§ **EXERCISE**
From the first line of the data down to and including the line with "return lo - pad, hi + pad", copy everything exactly, leaving out pictures.

§ **SOURCE EXCERPT**
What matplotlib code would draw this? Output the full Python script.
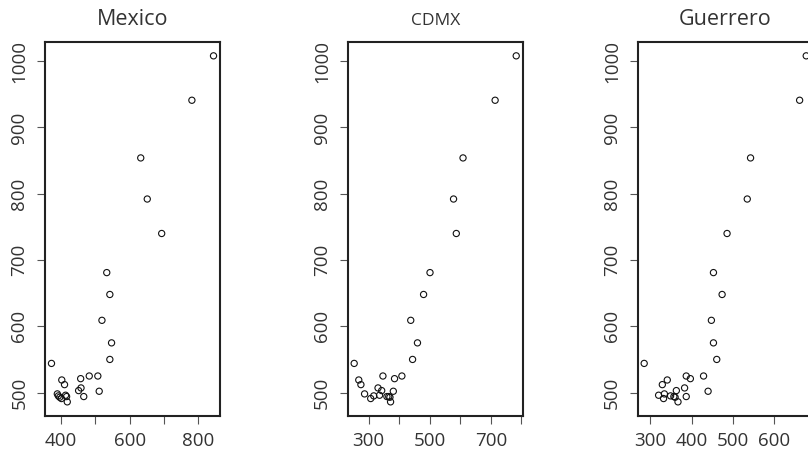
import numpy as np
import matplotlib.pyplot as plt

plt.rcParams['font.family'] = ['Open Sans', 'DejaVu Sans']

# shared y values (same for all three panels)
y_vals = [1008, 941, 854, 792, 740, 681, 648, 609, 575, 550, 544, 525, 525, 521,
          519, 512, 507, 503, 502, 498, 496, 495, 494, 494, 493, 491, 486]

x_mexico = [844, 781, 632, 651, 693, 533, 542, 519, 547, 542, 372, 482, 507, 457,
            402, 410, 458, 451, 511, 389, 413, 392, 416, 466, 396, 401, 418]
x_cdmx = [783, 714, 609, 578, 587, 501, 480, 438, 460, 444, 253, 347, 409, 385,
          268, 275, 331, 343, 381, 287, 336, 317, 360, 366, 370, 307, 372]
x_guerrero = [678, 662, 543, 535, 486, 453, 474, 448, 453, 461, 285, 429, 387, 397,
              341, 329, 383, 363, 440, 334, 320, 349, 357, 387, 360, 332, 367]

titles = ['Mexico', 'CDMX', 'Guerrero']
title_sizes = [15.5, 12.5, 15.5]
x_ticks = [[400, 500, 600, 700, 800],
           [300, 400, 500, 600, 700, 800],
           [300, 400, 500, 600]]
x_ticklabels = [['400', '', '600', '', '800'],
                ['300', '', '500', '', '700', ''],
                ['300', '400', '500', '600']]
y_ticks = [500, 600, 700, 800, 900, 1000]

lefts = [45 / 808, 347.7 / 808, 637.7 / 808]
W, H = 808, 453

fig = plt.figure(figsize=(W / 100, H / 100), dpi=100)

def r_lim(v):
    lo, hi = min(v), max(v)
    pad = 0.04 * (hi - lo)
    return lo - pad, hi + pad

txt = '#333333'
for i, xs in enumerate([x_mexico, x_cdmx, x_guerrero]):
    ax = fig.add_axes([lefts[i], (H - 415.7) / H, 175 / W, (415.7 - 42) / H])
    ax.scatter(xs, y_vals, s=20, facecolors='none', edgecolors='#111111', linewidths=0.8)
    ax.set_xlim(*r_lim(xs))
    ax.set_ylim(*r_lim(y_vals))
    ax.set_xticks(x_ticks[i])
    ax.set_xticklabels(x_ticklabels[i])
    ax.set_yticks(y_ticks)
    ax.set_yticklabels([str(t) for t in y_ticks], rotation=90, va='center')
    ax.tick_params(length=6, width=0.8, color='#555555', labelsize=13.5,
                   labelcolor=txt, pad=6)
    for s in ax.spines.values():
        s.set_linewidth(1.5)
        s.set_color('#222222')
    ax.set_title(titles[i], fontsize=title_sizes[i], color=txt, pad=12)

fig.savefig('out.png', dpi=100)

§ **RESULT FOR THIS EXERCISE**
What matplotlib code would draw this? Output the full Python script.
import numpy as np
import matplotlib.pyplot as plt

plt.rcParams['font.family'] = ['Open Sans', 'DejaVu Sans']

# shared y values (same for all three panels)
y_vals = [1008, 941, 854, 792, 740, 681, 648, 609, 575, 550, 544, 525, 525, 521,
          519, 512, 507, 503, 502, 498, 496, 495, 494, 494, 493, 491, 486]

x_mexico = [844, 781, 632, 651, 693, 533, 542, 519, 547, 542, 372, 482, 507, 457,
            402, 410, 458, 451, 511, 389, 413, 392, 416, 466, 396, 401, 418]
x_cdmx = [783, 714, 609, 578, 587, 501, 480, 438, 460, 444, 253, 347, 409, 385,
          268, 275, 331, 343, 381, 287, 336, 317, 360, 366, 370, 307, 372]
x_guerrero = [678, 662, 543, 535, 486, 453, 474, 448, 453, 461, 285, 429, 387, 397,
              341, 329, 383, 363, 440, 334, 320, 349, 357, 387, 360, 332, 367]

titles = ['Mexico', 'CDMX', 'Guerrero']
title_sizes = [15.5, 12.5, 15.5]
x_ticks = [[400, 500, 600, 700, 800],
           [300, 400, 500, 600, 700, 800],
           [300, 400, 500, 600]]
x_ticklabels = [['400', '', '600', '', '800'],
                ['300', '', '500', '', '700', ''],
                ['300', '400', '500', '600']]
y_ticks = [500, 600, 700, 800, 900, 1000]

lefts = [45 / 808, 347.7 / 808, 637.7 / 808]
W, H = 808, 453

fig = plt.figure(figsize=(W / 100, H / 100), dpi=100)

def r_lim(v):
    lo, hi = min(v), max(v)
    pad = 0.04 * (hi - lo)
    return lo - pad, hi + pad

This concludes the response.